[Twisted-Python] Scheduling of modules
I've more or less had twisted sold to me as the be-all and end-all in terms of avoiding having to deal with threads, amongst other things, so I thought I'd ask if twisted is the right thing to use for my problem.
I have a number of modules which use John J Lee's mechanize module to do some web scraping to different web sites. Right now mechanize uses standard urllib calls to do its thing, though it may be possible after much refactoring to get it use something more asyncronous. So for the short term rapid development thing, I'm more or less stuck with threads if I want to get any vaguely concurrent running out of these modules.
Specifically, I'm going to need to poll a database every minute or so (or write some form of SQL Server 2000 trigger which will call me when things change) and if there are any changes in the database, potentially fire off thirty of these web scraping modules at once. The modules are self-contained, and don't communicate with anything other than the thing that calls them by returning values, so I'm vaguely certain they're more or less thread-safe, inasmuch as I ever can be.

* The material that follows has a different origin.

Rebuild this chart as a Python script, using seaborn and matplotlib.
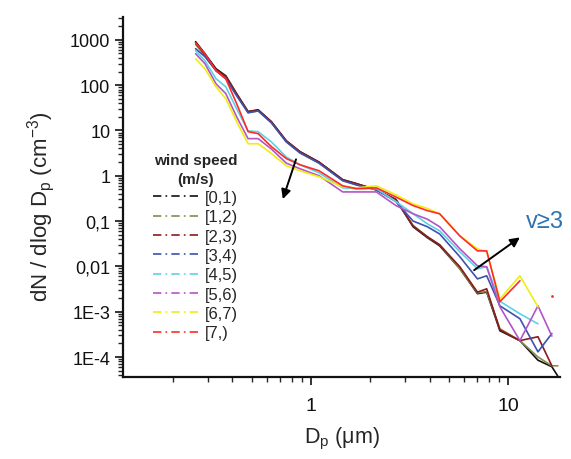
import numpy as np
import pandas as pd
import matplotlib
matplotlib.use('Agg')
import matplotlib.pyplot as plt
import matplotlib.ticker as mticker
from matplotlib.lines import Line2D
import seaborn as sns

# ── data ───────────────────────────────────────────────────────────────────
dp = [0.26, 0.29, 0.33, 0.37, 0.42, 0.48, 0.54, 0.63, 0.75, 0.88, 1.1, 1.45, 1.7,
      2.15, 2.7, 3.3, 3.9, 4.5, 5.7, 7.0, 7.8, 9.1, 11.5, 14.2, 16.7, 17.9]

ws_0_1 = [910, 494, 230, 161, 65, 26, 28.6, 15.6, 5.9, 3.4, 2.0, 0.82, 0.67, 0.49, 0.30,
          0.075, 0.043, 0.0285, 0.0089, 0.0025, 0.0027, 0.00038, 0.00023, 0.000085,
          0.000061, 0.000038]
ws_1_2 = [790, 440, 208, 150, 62, 24.6, 27, 14.8, 5.6, 3.2, 1.9, 0.78, 0.63, 0.49, 0.28,
          0.08, 0.045, 0.03, 0.0089, 0.0026, 0.0028, 0.00042, 0.00023, 0.0001,
          0.000064, 0.000064]
ws_2_3 = [860, 470, 220, 155, 63, 26, 28, 15.6, 5.9, 3.4, 2.0, 0.82, 0.67, 0.49, 0.30,
          0.078, 0.045, 0.03, 0.0098, 0.0027, 0.0032, 0.0004, 0.00023, 0.00028,
          0.000064, np.nan]
ws_3_4 = [636, 424, 208, 138, 58, 24.6, 27, 14.8, 5.6, 3.2, 1.9, 0.78, 0.63, 0.49, 0.27,
          0.10, 0.075, 0.052, 0.0163, 0.0053, 0.0062, 0.00135, 0.0007, 0.00013,
          0.00033, np.nan]
ws_4_5 = [575, 346, 138, 92, 30, 9.8, 9.4, 5.6, 2.6, 1.75, 1.16, 0.54, 0.52, 0.52, 0.27,
          0.145, 0.087, 0.061, 0.021, 0.0089, 0.0098, 0.0017, 0.0009, 0.00054,
          np.nan, np.nan]
ws_5_6 = [494, 297, 107, 65, 20, 6.6, 6.6, 3.9, 1.9, 1.43, 1.0, 0.44, 0.44, 0.44, 0.22,
          0.145, 0.11, 0.075, 0.0245, 0.0103, 0.0098, 0.00128, 0.00023, 0.00135,
          0.00029, np.nan]
ws_6_7 = [383, 230, 92, 50, 15.6, 5.1, 5.1, 3.1, 1.66, 1.29, 0.95, 0.57, 0.54, 0.60, 0.38,
          0.24, 0.19, 0.145, 0.047, 0.0245, 0.021, 0.0019, 0.0062, 0.00128,
          np.nan, np.nan]
ws_7 = [860, 494, 208, 138, 39, 9.4, 8.5, 4.4, 2.4, 1.75, 1.29, 0.60, 0.52, 0.54, 0.34,
        0.22, 0.17, 0.145, 0.047, 0.022, 0.022, 0.00166, 0.0048, np.nan,
        np.nan, np.nan]
# lone point of the last class (neighbours missing)
ws_7_lone_dp = [16.7]
ws_7_lone = [0.0022]

classes = ['[0,1)', '[1,2)', '[2,3)', '[3,4)', '[4,5)', '[5,6)', '[6,7)', '[7,)']
series = [ws_0_1, ws_1_2, ws_2_3, ws_3_4, ws_4_5, ws_5_6, ws_6_7, ws_7]
colores = ['#111111', '#8a8a4a', '#8b1a1a', '#3a52b4', '#5cd3e3', '#b355c6', '#eeee10', '#ff2a2a']

ytick_vals = [1000, 100, 10, 1, 0.1, 0.01, 1e-3, 1e-4]
ytick_labels = ['1000', '100', '10', '1', '0,1', '0,01', '1E-3', '1E-4']

df = pd.concat([pd.DataFrame({'dp': dp, 'n': s, 'ws': c}) for s, c in zip(series, classes)])
df = df.dropna()
paleta = dict(zip(classes, colores))

# ── figure ──────────────────────────────────────────────────────────────────
sns.set_style('ticks')
plt.rcParams['font.family'] = ['Liberation Sans', 'DejaVu Sans']
plt.rcParams['mathtext.fontset'] = 'custom'
plt.rcParams['mathtext.rm'] = 'Liberation Sans'
plt.rcParams['mathtext.it'] = 'Liberation Sans'

fig = plt.figure(figsize=(5.71, 4.60), dpi=100)
ax = fig.add_axes([0.215, 0.178, 0.766, 0.783])

sns.lineplot(data=df, x='dp', y='n', hue='ws', palette=paleta, hue_order=classes,
             estimator=None, sort=False, lw=1.2, legend=False, ax=ax)
sns.scatterplot(x=ws_7_lone_dp, y=ws_7_lone, color=colores[-1], s=4, lw=0, ax=ax)

ax.set_xscale('log'); ax.set_yscale('log')
ax.set_xlim(0.111, 18.4)
ax.set_ylim(3.6e-5, 3200)

ax.set_yticks(ytick_vals)
ax.set_yticklabels(ytick_labels)
ax.yaxis.set_minor_locator(mticker.LogLocator(base=10, subs=np.arange(2, 10), numticks=30))
ax.yaxis.set_minor_formatter(mticker.NullFormatter())
ax.set_xticks([1, 10])
ax.set_xticklabels(['1', '10'])
ax.xaxis.set_minor_locator(mticker.LogLocator(base=10, subs=np.arange(2, 10), numticks=30))
ax.xaxis.set_minor_formatter(mticker.NullFormatter())

ax.tick_params(axis='both', which='major', direction='out', length=6, width=1.2,
               labelsize=13, colors='#111111', pad=3)
ax.tick_params(axis='both', which='minor', direction='out', length=3.5, width=1.0)
ax.tick_params(axis='x', which='major', labelsize=14, pad=8)
for sp in ['top', 'right']:
    ax.spines[sp].set_visible(False)
for sp in ['left', 'bottom']:
    ax.spines[sp].set_linewidth(1.6)
    ax.spines[sp].set_color('#111111')

ax.set_ylabel(r'dN / dlog D$_\mathrm{p}$ (cm$^{-3}$)', fontsize=16)
ax.yaxis.set_label_coords(-0.15, 0.475)
ax.set_xlabel(r'D$_\mathrm{p}$ ($\mu$m)', fontsize=15.5, labelpad=8)

# legend with dash-dot handles
handles = [Line2D([], [], color=c, lw=1.2, ls=(0, (5, 2.5, 1, 2.5))) for c in colores]
leg = ax.legend(handles, classes, title='wind speed\n(m/s)', loc='upper left',
                bbox_to_anchor=(0.053, 0.64), frameon=False, fontsize=12,
                title_fontsize=11, handlelength=2.9, handletextpad=0.25,
                labelspacing=0.26, borderaxespad=0)
leg.get_title().set_fontweight('bold')
leg.get_title().set_multialignment('center')
leg.get_title().set_linespacing(1.4)

# arrows and annotation
ax.annotate('', xy=(0.713, 0.267), xytext=(0.849, 2.63),
            arrowprops=dict(arrowstyle='-|>', color='black', lw=1.4, mutation_scale=14))
ax.annotate('', xy=(11.8, 0.0473), xytext=(6.56, 0.0076),
            arrowprops=dict(arrowstyle='-|>', color='black', lw=1.4, mutation_scale=14))
ax.text(12.3, 0.10, 'v≥3', color='#2f73b0', fontsize=17, va='center', ha='left',
        clip_on=False)

fig.savefig('out.png', dpi=100, facecolor='white')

My beef is that I can't have more than one scraping module modifying the same site concurrently. This introduces race conditions on the site, rather than in my code. Each module touches only one site, so I need to basically have a module-level lock either in the module or in the thread scheduler to ensure that I'm not running the same module more than once.
This makes me think of some sort of queue structure. I either need to have one queue that just works through its requests ignoring any that are currently running, or one queue per module with some sort of central dispatcher that will place a request in the appropriate queue.
In real terms, these modules may take up to three minutes to complete the web scraping they are required to do, though most take 20 seconds or so. I'd rather not just have them called one after the other in a blocking manner, as I'd sort of like to have a five or six minute response time whenever a request is placed in the database to fire off a bunch of updates, rather than the close to 20 minute response time I'm currently getting when I fire a complete unittest suite off. These requests may come in several times a day, most commonly hours apart, but I need to be able to react if I get two or three different requests within a five minute period, which would mean firing off the next request to the module as soon as it has completed the current request.
Is this something Twisted can help me with? If so, what are my options within Twisted, and what should I be reading up on how to use? I have a vague idea that Twisted has a thread pool, but I'm not sure if it has an event queue that would be suitable for this sort of control, or how I'd go about modifying whatever's there to be useful for this sort of thing.
If not, any pointers to patterns that might help me code such a thing up?
I'm running on Windows. I need no GUI integration as such, though it will need to run as an NT service. Any input other than though the database could potentially be triggered off by a client programme going through something like perspective broker, or the Windows NT service controller telling me to start up or shut down.
Thanks for your help,